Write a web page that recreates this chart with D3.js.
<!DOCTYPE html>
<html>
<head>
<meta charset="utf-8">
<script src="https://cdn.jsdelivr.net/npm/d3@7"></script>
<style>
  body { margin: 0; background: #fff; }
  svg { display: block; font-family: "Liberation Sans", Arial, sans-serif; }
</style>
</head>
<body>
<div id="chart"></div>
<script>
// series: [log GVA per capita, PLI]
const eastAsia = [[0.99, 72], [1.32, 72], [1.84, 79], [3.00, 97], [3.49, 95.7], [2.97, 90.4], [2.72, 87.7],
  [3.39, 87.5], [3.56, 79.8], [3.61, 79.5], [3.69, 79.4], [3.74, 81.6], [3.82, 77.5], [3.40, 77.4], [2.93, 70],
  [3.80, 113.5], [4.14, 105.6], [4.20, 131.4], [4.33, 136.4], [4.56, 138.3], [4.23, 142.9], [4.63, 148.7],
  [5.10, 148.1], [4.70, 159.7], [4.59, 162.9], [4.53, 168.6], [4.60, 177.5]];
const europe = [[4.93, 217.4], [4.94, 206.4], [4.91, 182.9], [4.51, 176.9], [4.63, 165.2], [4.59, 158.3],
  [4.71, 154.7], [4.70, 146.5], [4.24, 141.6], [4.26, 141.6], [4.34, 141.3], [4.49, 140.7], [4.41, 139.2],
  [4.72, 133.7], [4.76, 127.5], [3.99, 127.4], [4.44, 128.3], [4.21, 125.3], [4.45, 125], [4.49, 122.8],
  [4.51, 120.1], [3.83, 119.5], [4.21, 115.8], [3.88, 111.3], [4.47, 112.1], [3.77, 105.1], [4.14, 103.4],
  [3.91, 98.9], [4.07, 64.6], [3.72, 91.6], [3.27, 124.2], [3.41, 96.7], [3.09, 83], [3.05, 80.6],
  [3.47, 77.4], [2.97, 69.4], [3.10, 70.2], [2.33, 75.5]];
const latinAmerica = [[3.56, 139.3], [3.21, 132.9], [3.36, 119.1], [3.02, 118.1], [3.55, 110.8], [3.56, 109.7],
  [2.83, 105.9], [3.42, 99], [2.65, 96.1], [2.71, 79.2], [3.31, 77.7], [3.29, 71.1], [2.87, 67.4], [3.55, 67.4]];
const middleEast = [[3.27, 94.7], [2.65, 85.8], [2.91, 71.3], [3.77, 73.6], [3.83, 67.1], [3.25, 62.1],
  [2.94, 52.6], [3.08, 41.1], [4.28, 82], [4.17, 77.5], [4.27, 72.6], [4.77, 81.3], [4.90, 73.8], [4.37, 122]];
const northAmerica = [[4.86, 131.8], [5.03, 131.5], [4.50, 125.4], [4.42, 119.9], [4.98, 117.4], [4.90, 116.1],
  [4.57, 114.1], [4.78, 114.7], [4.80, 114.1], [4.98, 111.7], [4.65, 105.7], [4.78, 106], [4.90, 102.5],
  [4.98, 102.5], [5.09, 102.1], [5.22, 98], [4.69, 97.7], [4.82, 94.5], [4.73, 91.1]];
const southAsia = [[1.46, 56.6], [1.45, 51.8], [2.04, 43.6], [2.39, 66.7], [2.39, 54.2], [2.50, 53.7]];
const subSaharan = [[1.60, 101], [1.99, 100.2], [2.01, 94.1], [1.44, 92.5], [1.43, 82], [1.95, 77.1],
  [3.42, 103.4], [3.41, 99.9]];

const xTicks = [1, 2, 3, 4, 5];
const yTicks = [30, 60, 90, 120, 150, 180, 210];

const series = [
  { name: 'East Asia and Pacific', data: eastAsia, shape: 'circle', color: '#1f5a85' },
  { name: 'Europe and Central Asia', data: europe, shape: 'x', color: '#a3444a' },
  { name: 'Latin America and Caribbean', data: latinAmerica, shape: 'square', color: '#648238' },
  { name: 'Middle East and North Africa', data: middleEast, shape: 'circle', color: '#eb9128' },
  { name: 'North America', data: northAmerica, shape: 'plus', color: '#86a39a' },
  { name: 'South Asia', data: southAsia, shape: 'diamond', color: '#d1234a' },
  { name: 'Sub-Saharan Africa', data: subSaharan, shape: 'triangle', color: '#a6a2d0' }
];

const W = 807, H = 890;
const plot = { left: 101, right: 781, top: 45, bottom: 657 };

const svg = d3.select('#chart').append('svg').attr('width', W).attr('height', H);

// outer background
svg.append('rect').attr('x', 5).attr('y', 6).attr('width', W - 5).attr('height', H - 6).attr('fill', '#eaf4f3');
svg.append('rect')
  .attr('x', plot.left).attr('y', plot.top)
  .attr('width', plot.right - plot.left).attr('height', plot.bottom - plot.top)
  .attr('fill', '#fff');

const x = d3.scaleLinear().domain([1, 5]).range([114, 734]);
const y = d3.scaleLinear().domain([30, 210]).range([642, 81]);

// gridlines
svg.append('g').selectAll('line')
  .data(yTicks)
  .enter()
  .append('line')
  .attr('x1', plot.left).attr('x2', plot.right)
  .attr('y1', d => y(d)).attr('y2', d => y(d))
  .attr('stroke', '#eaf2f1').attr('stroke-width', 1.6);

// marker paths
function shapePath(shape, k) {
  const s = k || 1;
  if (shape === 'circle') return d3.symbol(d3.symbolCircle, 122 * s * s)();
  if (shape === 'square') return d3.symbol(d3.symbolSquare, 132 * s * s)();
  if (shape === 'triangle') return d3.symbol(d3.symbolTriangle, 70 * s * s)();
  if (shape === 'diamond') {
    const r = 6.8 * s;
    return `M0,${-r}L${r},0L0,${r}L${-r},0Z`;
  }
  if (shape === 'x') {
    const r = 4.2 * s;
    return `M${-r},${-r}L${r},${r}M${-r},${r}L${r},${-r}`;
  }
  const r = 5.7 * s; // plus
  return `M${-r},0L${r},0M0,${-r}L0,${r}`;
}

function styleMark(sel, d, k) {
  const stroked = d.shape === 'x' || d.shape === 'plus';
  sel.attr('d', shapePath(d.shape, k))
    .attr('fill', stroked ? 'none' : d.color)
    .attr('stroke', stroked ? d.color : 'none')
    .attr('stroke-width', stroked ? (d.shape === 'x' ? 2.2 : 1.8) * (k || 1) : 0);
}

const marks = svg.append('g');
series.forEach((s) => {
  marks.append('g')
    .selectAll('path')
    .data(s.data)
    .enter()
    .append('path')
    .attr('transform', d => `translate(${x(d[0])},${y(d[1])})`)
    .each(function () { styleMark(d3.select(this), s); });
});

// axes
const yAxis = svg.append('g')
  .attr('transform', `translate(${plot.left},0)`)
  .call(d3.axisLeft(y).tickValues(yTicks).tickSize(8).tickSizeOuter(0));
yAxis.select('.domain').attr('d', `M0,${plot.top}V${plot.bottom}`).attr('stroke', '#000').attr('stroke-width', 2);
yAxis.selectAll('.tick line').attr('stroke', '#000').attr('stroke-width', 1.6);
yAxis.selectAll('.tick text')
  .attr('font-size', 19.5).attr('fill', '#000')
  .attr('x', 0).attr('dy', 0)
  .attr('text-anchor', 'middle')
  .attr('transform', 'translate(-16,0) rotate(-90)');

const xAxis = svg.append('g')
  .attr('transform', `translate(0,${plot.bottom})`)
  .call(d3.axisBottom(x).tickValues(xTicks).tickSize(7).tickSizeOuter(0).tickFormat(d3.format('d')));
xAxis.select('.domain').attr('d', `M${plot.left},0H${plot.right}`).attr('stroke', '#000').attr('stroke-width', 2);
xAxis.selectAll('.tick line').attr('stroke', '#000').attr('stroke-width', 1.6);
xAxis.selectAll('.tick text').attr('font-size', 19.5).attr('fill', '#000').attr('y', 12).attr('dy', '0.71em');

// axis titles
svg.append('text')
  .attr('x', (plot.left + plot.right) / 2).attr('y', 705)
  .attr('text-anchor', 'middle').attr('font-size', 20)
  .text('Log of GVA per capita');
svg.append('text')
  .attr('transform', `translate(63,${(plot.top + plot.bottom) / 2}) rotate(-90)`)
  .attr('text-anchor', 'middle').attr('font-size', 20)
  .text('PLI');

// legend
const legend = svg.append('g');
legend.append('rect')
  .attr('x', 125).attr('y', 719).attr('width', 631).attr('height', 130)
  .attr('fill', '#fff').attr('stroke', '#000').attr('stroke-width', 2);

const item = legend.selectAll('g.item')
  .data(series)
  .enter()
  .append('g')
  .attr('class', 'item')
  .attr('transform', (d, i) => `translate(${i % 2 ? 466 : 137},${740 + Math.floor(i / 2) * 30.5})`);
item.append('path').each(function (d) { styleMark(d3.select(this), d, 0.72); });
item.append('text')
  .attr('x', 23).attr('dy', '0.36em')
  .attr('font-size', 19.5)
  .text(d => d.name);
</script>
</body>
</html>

---

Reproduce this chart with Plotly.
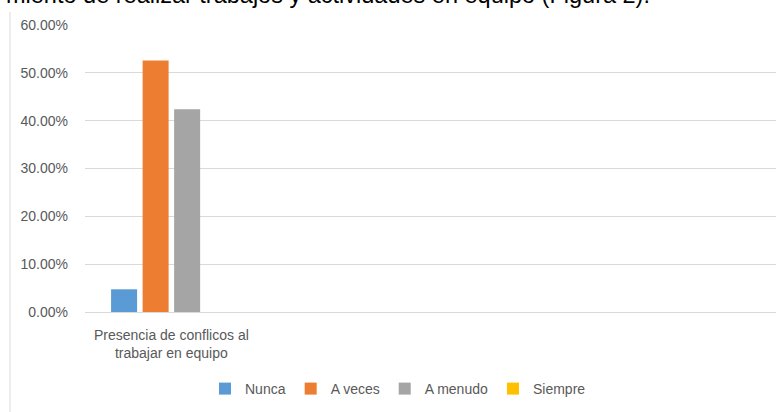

» **Problem details**
Look over the listing. Pull out every line with the string "this" in it.

» **Result**
Write a web page that recreates this chart with D3.js.
    .each(function () { styleMark(d3.select(this), s); });
item.append('path').each(function (d) { styleMark(d3.select(this), d, 0.72); });
Reproduce this chart with Plotly.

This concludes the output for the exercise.